Working from the top of the listing below, retype each line through the line containing "markers = ['o', '^', 's']", both included, with no pictures.
########################################
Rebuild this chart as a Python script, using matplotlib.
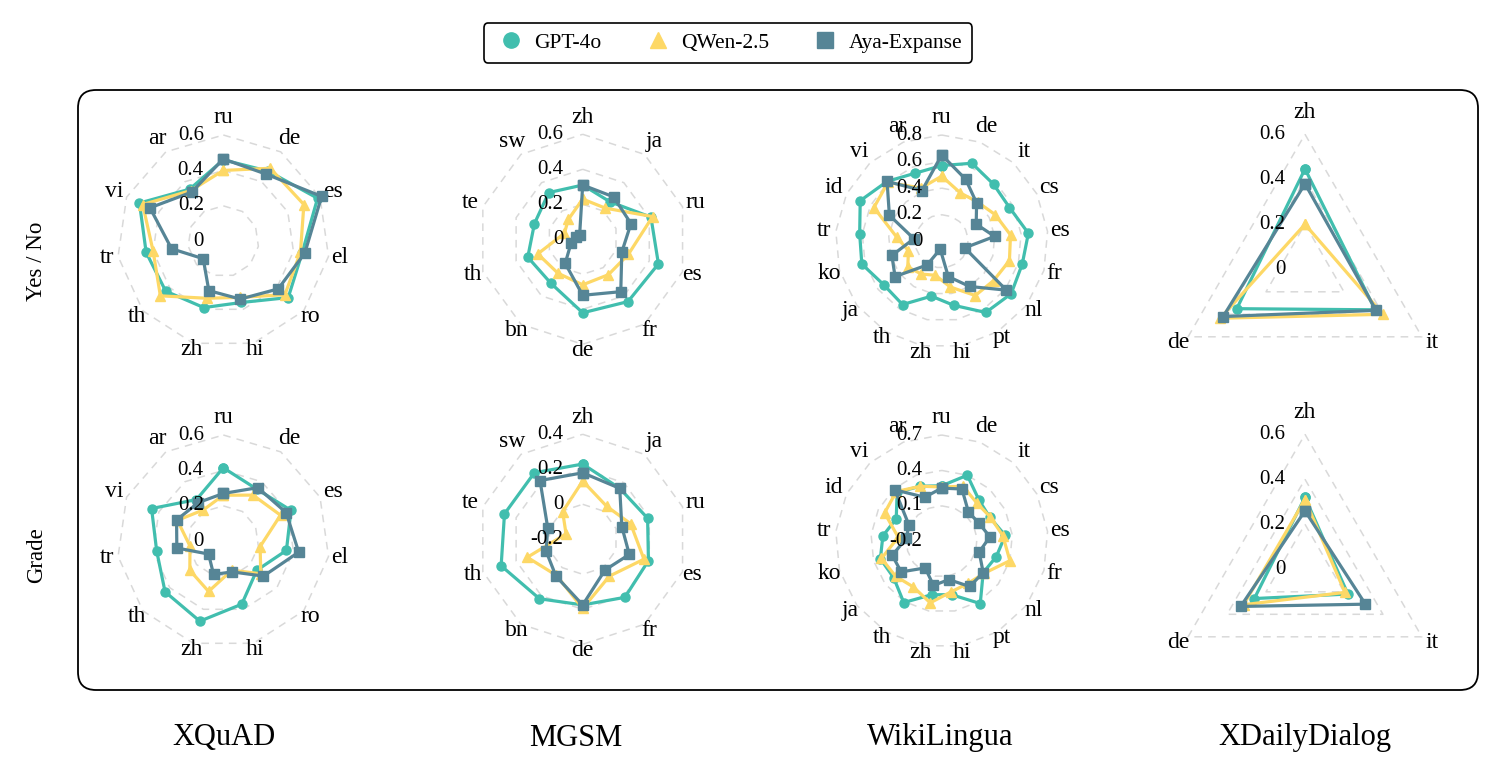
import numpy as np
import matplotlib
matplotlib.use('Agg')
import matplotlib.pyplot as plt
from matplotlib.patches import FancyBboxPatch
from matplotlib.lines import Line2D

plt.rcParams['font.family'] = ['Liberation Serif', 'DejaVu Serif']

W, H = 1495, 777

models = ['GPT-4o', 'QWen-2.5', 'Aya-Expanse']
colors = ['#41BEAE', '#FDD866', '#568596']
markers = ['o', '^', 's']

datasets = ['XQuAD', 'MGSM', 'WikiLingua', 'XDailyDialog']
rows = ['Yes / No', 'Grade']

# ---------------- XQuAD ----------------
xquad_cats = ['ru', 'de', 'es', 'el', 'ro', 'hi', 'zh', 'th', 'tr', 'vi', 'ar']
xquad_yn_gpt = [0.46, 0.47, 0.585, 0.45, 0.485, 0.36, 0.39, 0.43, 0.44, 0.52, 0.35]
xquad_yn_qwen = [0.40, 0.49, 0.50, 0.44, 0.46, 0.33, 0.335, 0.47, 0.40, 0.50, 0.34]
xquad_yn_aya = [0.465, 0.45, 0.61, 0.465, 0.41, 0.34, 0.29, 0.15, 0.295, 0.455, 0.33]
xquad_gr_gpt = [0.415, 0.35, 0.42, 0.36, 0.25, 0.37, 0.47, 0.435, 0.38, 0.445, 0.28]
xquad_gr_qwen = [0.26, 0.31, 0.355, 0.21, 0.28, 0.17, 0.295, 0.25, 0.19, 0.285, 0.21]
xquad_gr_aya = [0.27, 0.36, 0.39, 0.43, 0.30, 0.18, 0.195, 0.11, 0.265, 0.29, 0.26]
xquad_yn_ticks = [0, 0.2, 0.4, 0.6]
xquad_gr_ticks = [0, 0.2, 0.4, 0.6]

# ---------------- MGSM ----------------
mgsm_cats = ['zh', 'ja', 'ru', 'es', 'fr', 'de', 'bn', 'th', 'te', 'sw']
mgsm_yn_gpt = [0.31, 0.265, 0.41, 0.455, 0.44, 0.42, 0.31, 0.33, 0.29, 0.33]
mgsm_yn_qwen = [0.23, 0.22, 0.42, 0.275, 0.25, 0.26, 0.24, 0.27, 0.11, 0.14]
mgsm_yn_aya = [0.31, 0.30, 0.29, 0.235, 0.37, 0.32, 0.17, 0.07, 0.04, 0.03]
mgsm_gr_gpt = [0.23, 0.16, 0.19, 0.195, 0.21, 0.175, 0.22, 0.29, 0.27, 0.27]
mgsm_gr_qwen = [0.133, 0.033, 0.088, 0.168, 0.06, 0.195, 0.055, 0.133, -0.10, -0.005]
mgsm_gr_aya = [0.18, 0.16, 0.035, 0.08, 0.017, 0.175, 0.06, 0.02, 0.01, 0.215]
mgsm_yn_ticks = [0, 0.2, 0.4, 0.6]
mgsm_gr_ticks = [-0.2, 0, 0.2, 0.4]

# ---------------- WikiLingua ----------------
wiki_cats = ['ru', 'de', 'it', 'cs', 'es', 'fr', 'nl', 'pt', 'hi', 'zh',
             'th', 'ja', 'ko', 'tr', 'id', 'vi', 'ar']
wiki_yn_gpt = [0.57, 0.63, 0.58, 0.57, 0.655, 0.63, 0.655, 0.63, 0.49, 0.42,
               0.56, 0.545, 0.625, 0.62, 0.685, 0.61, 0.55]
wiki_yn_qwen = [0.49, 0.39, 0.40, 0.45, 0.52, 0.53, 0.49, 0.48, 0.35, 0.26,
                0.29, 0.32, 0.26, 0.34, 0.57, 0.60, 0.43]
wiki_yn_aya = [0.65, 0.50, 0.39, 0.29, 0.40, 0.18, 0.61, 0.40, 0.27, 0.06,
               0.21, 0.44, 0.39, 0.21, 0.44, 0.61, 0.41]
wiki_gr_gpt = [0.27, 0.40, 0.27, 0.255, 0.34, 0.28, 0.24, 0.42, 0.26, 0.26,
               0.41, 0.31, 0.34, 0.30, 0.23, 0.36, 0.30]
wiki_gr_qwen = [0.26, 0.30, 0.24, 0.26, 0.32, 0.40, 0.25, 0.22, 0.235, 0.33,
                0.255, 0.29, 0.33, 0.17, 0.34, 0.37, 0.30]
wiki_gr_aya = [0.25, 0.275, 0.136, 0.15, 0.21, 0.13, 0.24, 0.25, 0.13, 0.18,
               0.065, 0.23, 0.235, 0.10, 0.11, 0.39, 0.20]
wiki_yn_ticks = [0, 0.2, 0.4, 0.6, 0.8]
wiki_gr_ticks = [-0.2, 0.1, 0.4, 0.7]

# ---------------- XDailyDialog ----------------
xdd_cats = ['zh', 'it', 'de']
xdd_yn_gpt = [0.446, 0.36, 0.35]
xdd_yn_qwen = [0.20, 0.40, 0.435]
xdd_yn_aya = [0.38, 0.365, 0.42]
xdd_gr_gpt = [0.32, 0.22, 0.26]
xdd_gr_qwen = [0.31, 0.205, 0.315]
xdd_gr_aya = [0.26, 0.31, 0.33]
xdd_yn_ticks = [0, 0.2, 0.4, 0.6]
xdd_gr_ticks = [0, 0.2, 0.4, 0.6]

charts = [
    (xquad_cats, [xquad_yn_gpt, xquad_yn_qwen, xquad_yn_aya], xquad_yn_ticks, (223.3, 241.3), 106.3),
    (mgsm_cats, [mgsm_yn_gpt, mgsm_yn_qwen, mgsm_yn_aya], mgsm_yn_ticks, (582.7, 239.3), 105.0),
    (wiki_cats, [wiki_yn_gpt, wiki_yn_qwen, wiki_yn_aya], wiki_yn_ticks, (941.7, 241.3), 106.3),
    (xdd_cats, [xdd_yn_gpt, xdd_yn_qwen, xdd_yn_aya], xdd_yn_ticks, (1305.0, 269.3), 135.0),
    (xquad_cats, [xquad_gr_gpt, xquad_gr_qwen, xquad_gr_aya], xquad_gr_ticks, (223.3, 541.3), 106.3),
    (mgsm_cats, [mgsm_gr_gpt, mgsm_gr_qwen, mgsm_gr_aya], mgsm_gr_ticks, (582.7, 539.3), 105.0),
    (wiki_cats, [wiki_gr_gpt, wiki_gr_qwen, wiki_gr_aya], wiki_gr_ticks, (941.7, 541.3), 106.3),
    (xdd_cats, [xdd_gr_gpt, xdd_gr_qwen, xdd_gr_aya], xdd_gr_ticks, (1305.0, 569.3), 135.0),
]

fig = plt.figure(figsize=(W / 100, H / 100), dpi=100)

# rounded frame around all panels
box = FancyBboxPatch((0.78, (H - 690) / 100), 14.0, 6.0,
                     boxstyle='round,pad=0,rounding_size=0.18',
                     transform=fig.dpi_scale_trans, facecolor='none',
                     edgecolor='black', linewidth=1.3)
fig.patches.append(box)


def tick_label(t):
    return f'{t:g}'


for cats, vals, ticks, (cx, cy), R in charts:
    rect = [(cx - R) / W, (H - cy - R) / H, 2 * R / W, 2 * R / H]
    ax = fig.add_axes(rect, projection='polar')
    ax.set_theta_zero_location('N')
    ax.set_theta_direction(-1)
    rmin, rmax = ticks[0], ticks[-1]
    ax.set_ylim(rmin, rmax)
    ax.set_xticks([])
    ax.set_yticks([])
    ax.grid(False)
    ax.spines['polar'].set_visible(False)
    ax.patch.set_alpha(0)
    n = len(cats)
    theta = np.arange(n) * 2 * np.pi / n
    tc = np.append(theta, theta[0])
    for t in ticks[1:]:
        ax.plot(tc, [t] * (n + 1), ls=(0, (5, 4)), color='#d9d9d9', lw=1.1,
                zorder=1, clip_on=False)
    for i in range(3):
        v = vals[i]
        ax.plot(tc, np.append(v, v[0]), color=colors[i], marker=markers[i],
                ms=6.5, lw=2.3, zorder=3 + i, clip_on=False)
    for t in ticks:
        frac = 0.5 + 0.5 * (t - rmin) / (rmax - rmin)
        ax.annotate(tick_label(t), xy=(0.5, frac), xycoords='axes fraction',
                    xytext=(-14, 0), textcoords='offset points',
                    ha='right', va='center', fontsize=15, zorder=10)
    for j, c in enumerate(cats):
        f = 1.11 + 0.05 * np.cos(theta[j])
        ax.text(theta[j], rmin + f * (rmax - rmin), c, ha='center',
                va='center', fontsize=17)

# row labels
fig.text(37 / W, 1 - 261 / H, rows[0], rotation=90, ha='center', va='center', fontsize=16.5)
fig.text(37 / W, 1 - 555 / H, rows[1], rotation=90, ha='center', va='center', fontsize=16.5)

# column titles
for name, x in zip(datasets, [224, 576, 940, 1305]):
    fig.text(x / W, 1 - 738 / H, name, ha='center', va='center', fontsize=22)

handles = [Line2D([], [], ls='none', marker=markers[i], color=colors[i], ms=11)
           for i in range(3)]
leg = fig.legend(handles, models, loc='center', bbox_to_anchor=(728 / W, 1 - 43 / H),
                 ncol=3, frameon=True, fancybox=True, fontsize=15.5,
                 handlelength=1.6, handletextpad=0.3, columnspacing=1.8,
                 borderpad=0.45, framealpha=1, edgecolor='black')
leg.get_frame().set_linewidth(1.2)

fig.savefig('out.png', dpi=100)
########################################
■ WRITTEN REPLY ■
Rebuild this chart as a Python script, using matplotlib.
import numpy as np
import matplotlib
matplotlib.use('Agg')
import matplotlib.pyplot as plt
from matplotlib.patches import FancyBboxPatch
from matplotlib.lines import Line2D

plt.rcParams['font.family'] = ['Liberation Serif', 'DejaVu Serif']

W, H = 1495, 777

models = ['GPT-4o', 'QWen-2.5', 'Aya-Expanse']
colors = ['#41BEAE', '#FDD866', '#568596']
markers = ['o', '^', 's']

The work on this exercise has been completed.